Copy each line of the data below exactly, leaving out pictures.
------------------------
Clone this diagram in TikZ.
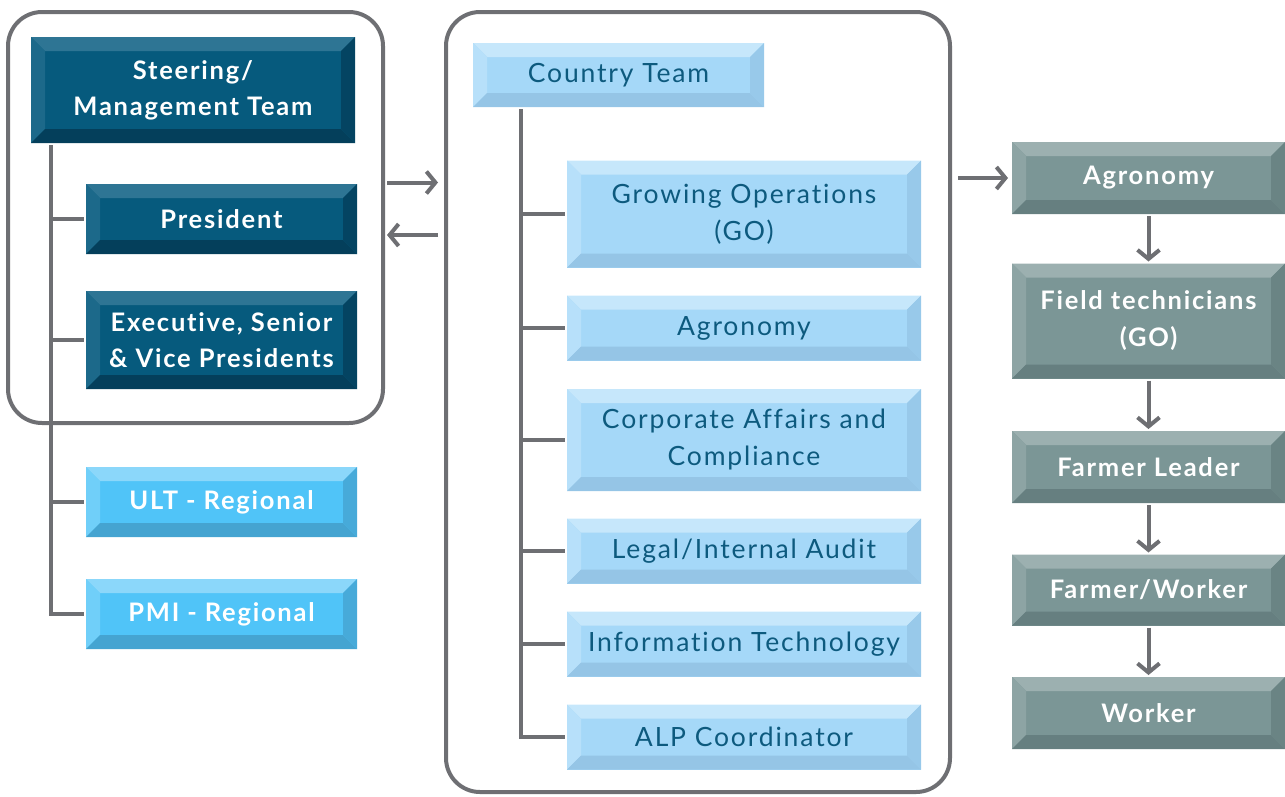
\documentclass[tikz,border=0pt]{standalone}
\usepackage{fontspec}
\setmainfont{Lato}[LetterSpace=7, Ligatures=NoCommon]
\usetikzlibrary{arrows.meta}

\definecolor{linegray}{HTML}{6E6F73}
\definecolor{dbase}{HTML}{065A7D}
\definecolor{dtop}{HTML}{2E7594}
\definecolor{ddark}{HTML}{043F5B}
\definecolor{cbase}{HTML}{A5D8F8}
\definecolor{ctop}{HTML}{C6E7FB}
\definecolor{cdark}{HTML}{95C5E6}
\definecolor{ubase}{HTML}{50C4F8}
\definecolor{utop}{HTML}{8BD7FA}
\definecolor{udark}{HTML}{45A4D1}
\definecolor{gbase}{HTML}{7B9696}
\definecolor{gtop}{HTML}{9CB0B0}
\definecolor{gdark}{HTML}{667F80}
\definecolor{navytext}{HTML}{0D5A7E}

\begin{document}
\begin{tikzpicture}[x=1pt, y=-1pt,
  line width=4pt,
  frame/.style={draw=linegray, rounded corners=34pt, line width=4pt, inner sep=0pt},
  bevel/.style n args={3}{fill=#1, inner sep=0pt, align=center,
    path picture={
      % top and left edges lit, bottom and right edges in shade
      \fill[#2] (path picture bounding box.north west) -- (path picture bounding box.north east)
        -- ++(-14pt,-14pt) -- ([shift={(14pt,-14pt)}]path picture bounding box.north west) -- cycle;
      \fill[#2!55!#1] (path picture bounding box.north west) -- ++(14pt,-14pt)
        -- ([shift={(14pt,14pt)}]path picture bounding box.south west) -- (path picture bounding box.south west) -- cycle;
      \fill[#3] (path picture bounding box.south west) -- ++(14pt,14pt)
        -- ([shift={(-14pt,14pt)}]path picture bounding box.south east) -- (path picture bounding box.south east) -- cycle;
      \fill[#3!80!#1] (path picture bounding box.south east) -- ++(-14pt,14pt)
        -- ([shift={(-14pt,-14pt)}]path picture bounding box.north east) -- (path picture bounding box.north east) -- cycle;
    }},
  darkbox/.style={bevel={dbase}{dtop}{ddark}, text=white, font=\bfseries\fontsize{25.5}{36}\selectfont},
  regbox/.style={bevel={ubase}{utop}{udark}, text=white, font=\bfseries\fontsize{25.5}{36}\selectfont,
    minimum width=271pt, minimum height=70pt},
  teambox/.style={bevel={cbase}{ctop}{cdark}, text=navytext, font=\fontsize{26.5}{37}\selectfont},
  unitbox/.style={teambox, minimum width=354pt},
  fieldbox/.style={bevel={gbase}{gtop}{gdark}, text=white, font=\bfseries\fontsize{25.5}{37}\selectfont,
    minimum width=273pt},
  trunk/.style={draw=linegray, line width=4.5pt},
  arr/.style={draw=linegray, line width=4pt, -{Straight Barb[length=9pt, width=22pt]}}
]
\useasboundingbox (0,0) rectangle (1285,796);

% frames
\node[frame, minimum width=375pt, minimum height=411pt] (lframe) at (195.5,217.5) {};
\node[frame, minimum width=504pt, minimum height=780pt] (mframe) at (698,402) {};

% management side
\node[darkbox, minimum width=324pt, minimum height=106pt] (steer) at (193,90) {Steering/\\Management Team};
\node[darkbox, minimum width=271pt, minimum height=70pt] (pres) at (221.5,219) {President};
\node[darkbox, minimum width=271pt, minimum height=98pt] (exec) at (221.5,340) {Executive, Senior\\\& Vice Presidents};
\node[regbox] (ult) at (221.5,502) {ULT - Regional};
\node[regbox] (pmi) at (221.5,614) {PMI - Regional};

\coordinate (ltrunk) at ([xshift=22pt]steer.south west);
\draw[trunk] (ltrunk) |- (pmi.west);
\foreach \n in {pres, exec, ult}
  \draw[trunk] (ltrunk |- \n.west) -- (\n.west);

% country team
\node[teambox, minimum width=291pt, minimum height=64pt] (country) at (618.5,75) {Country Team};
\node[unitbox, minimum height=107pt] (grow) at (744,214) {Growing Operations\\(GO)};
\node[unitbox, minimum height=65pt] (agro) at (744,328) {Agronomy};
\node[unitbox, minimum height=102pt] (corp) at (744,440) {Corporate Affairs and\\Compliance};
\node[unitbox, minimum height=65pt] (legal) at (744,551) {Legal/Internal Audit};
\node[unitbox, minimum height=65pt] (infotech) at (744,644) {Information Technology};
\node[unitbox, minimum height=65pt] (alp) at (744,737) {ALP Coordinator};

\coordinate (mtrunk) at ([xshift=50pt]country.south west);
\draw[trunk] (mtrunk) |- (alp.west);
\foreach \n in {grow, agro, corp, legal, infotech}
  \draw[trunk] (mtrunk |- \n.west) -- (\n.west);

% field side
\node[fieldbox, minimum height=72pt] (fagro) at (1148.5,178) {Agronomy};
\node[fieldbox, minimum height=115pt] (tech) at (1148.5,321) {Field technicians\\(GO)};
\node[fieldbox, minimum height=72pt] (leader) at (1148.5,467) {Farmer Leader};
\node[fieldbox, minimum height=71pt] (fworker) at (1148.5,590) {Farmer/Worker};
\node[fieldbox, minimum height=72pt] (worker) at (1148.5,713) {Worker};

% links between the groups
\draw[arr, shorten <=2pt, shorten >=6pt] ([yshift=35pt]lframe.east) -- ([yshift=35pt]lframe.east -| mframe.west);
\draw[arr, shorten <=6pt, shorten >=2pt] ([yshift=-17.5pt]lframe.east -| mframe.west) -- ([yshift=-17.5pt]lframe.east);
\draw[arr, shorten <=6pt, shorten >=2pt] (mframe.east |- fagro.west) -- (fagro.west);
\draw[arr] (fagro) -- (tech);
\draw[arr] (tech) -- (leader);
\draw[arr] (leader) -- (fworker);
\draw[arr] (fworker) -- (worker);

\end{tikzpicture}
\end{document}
------------------------
* [Solution to the exercise]:
Clone this diagram in TikZ.
\documentclass[tikz,border=0pt]{standalone}
\usepackage{fontspec}
\setmainfont{Lato}[LetterSpace=7, Ligatures=NoCommon]
\usetikzlibrary{arrows.meta}

\definecolor{linegray}{HTML}{6E6F73}
\definecolor{dbase}{HTML}{065A7D}
\definecolor{dtop}{HTML}{2E7594}
\definecolor{ddark}{HTML}{043F5B}
\definecolor{cbase}{HTML}{A5D8F8}
\definecolor{ctop}{HTML}{C6E7FB}
\definecolor{cdark}{HTML}{95C5E6}
\definecolor{ubase}{HTML}{50C4F8}
\definecolor{utop}{HTML}{8BD7FA}
\definecolor{udark}{HTML}{45A4D1}
\definecolor{gbase}{HTML}{7B9696}
\definecolor{gtop}{HTML}{9CB0B0}
\definecolor{gdark}{HTML}{667F80}
\definecolor{navytext}{HTML}{0D5A7E}

\begin{document}
\begin{tikzpicture}[x=1pt, y=-1pt,
  line width=4pt,
  frame/.style={draw=linegray, rounded corners=34pt, line width=4pt, inner sep=0pt},
  bevel/.style n args={3}{fill=#1, inner sep=0pt, align=center,
    path picture={
      % top and left edges lit, bottom and right edges in shade
      \fill[#2] (path picture bounding box.north west) -- (path picture bounding box.north east)
        -- ++(-14pt,-14pt) -- ([shift={(14pt,-14pt)}]path picture bounding box.north west) -- cycle;
      \fill[#2!55!#1] (path picture bounding box.north west) -- ++(14pt,-14pt)
        -- ([shift={(14pt,14pt)}]path picture bounding box.south west) -- (path picture bounding box.south west) -- cycle;
      \fill[#3] (path picture bounding box.south west) -- ++(14pt,14pt)
        -- ([shift={(-14pt,14pt)}]path picture bounding box.south east) -- (path picture bounding box.south east) -- cycle;
      \fill[#3!80!#1] (path picture bounding box.south east) -- ++(-14pt,14pt)
        -- ([shift={(-14pt,-14pt)}]path picture bounding box.north east) -- (path picture bounding box.north east) -- cycle;
    }},
  darkbox/.style={bevel={dbase}{dtop}{ddark}, text=white, font=\bfseries\fontsize{25.5}{36}\selectfont},
  regbox/.style={bevel={ubase}{utop}{udark}, text=white, font=\bfseries\fontsize{25.5}{36}\selectfont,
    minimum width=271pt, minimum height=70pt},
  teambox/.style={bevel={cbase}{ctop}{cdark}, text=navytext, font=\fontsize{26.5}{37}\selectfont},
  unitbox/.style={teambox, minimum width=354pt},
  fieldbox/.style={bevel={gbase}{gtop}{gdark}, text=white, font=\bfseries\fontsize{25.5}{37}\selectfont,
    minimum width=273pt},
  trunk/.style={draw=linegray, line width=4.5pt},
  arr/.style={draw=linegray, line width=4pt, -{Straight Barb[length=9pt, width=22pt]}}
]
\useasboundingbox (0,0) rectangle (1285,796);

% frames
\node[frame, minimum width=375pt, minimum height=411pt] (lframe) at (195.5,217.5) {};
\node[frame, minimum width=504pt, minimum height=780pt] (mframe) at (698,402) {};

% management side
\node[darkbox, minimum width=324pt, minimum height=106pt] (steer) at (193,90) {Steering/\\Management Team};
\node[darkbox, minimum width=271pt, minimum height=70pt] (pres) at (221.5,219) {President};
\node[darkbox, minimum width=271pt, minimum height=98pt] (exec) at (221.5,340) {Executive, Senior\\\& Vice Presidents};
\node[regbox] (ult) at (221.5,502) {ULT - Regional};
\node[regbox] (pmi) at (221.5,614) {PMI - Regional};

\coordinate (ltrunk) at ([xshift=22pt]steer.south west);
\draw[trunk] (ltrunk) |- (pmi.west);
\foreach \n in {pres, exec, ult}
  \draw[trunk] (ltrunk |- \n.west) -- (\n.west);

% country team
\node[teambox, minimum width=291pt, minimum height=64pt] (country) at (618.5,75) {Country Team};
\node[unitbox, minimum height=107pt] (grow) at (744,214) {Growing Operations\\(GO)};
\node[unitbox, minimum height=65pt] (agro) at (744,328) {Agronomy};
\node[unitbox, minimum height=102pt] (corp) at (744,440) {Corporate Affairs and\\Compliance};
\node[unitbox, minimum height=65pt] (legal) at (744,551) {Legal/Internal Audit};
\node[unitbox, minimum height=65pt] (infotech) at (744,644) {Information Technology};
\node[unitbox, minimum height=65pt] (alp) at (744,737) {ALP Coordinator};

\coordinate (mtrunk) at ([xshift=50pt]country.south west);
\draw[trunk] (mtrunk) |- (alp.west);
\foreach \n in {grow, agro, corp, legal, infotech}
  \draw[trunk] (mtrunk |- \n.west) -- (\n.west);

% field side
\node[fieldbox, minimum height=72pt] (fagro) at (1148.5,178) {Agronomy};
\node[fieldbox, minimum height=115pt] (tech) at (1148.5,321) {Field technicians\\(GO)};
\node[fieldbox, minimum height=72pt] (leader) at (1148.5,467) {Farmer Leader};
\node[fieldbox, minimum height=71pt] (fworker) at (1148.5,590) {Farmer/Worker};
\node[fieldbox, minimum height=72pt] (worker) at (1148.5,713) {Worker};

% links between the groups
\draw[arr, shorten <=2pt, shorten >=6pt] ([yshift=35pt]lframe.east) -- ([yshift=35pt]lframe.east -| mframe.west);
\draw[arr, shorten <=6pt, shorten >=2pt] ([yshift=-17.5pt]lframe.east -| mframe.west) -- ([yshift=-17.5pt]lframe.east);
\draw[arr, shorten <=6pt, shorten >=2pt] (mframe.east |- fagro.west) -- (fagro.west);
\draw[arr] (fagro) -- (tech);
\draw[arr] (tech) -- (leader);
\draw[arr] (leader) -- (fworker);
\draw[arr] (fworker) -- (worker);

\end{tikzpicture}
\end{document}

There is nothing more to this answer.